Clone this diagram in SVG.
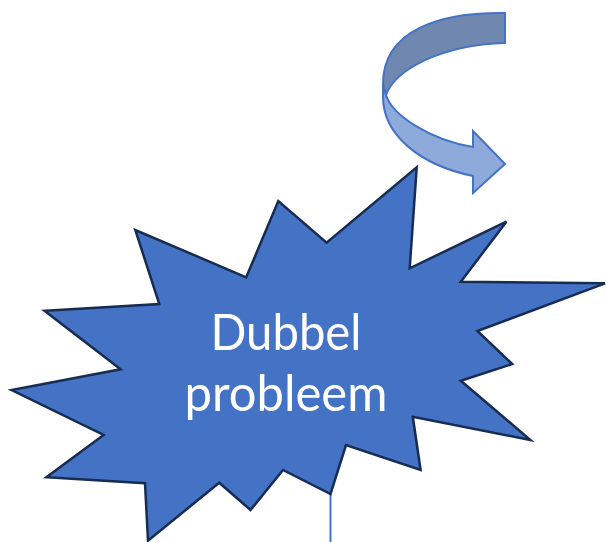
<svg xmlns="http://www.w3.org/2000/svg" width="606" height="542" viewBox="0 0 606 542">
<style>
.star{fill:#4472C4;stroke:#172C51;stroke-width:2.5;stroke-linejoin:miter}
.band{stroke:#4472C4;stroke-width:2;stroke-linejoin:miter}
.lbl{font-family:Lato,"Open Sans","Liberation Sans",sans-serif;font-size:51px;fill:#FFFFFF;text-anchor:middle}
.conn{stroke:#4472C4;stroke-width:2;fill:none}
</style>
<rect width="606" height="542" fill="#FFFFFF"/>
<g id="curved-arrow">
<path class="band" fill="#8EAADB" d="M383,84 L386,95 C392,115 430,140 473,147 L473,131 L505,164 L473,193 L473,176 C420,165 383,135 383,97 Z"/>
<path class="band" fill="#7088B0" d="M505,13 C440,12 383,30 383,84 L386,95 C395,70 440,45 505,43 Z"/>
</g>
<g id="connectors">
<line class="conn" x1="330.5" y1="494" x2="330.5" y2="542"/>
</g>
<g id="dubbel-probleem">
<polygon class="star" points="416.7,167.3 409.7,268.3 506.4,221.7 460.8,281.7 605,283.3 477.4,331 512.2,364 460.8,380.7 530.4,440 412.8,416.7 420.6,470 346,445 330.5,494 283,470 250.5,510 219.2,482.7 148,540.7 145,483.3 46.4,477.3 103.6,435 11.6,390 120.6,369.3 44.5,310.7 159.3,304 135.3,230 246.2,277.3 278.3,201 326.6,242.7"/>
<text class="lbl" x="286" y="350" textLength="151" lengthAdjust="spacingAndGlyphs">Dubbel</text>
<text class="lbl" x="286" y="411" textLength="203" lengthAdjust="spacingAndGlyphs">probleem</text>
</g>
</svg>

#### To be done:
Without the pictures, print the whole listing exactly as given.

#### Final answer:
Clone this diagram in SVG.
<svg xmlns="http://www.w3.org/2000/svg" width="606" height="542" viewBox="0 0 606 542">
<style>
.star{fill:#4472C4;stroke:#172C51;stroke-width:2.5;stroke-linejoin:miter}
.band{stroke:#4472C4;stroke-width:2;stroke-linejoin:miter}
.lbl{font-family:Lato,"Open Sans","Liberation Sans",sans-serif;font-size:51px;fill:#FFFFFF;text-anchor:middle}
.conn{stroke:#4472C4;stroke-width:2;fill:none}
</style>
<rect width="606" height="542" fill="#FFFFFF"/>
<g id="curved-arrow">
<path class="band" fill="#8EAADB" d="M383,84 L386,95 C392,115 430,140 473,147 L473,131 L505,164 L473,193 L473,176 C420,165 383,135 383,97 Z"/>
<path class="band" fill="#7088B0" d="M505,13 C440,12 383,30 383,84 L386,95 C395,70 440,45 505,43 Z"/>
</g>
<g id="connectors">
<line class="conn" x1="330.5" y1="494" x2="330.5" y2="542"/>
</g>
<g id="dubbel-probleem">
<polygon class="star" points="416.7,167.3 409.7,268.3 506.4,221.7 460.8,281.7 605,283.3 477.4,331 512.2,364 460.8,380.7 530.4,440 412.8,416.7 420.6,470 346,445 330.5,494 283,470 250.5,510 219.2,482.7 148,540.7 145,483.3 46.4,477.3 103.6,435 11.6,390 120.6,369.3 44.5,310.7 159.3,304 135.3,230 246.2,277.3 278.3,201 326.6,242.7"/>
<text class="lbl" x="286" y="350" textLength="151" lengthAdjust="spacingAndGlyphs">Dubbel</text>
<text class="lbl" x="286" y="411" textLength="203" lengthAdjust="spacingAndGlyphs">probleem</text>
</g>
</svg>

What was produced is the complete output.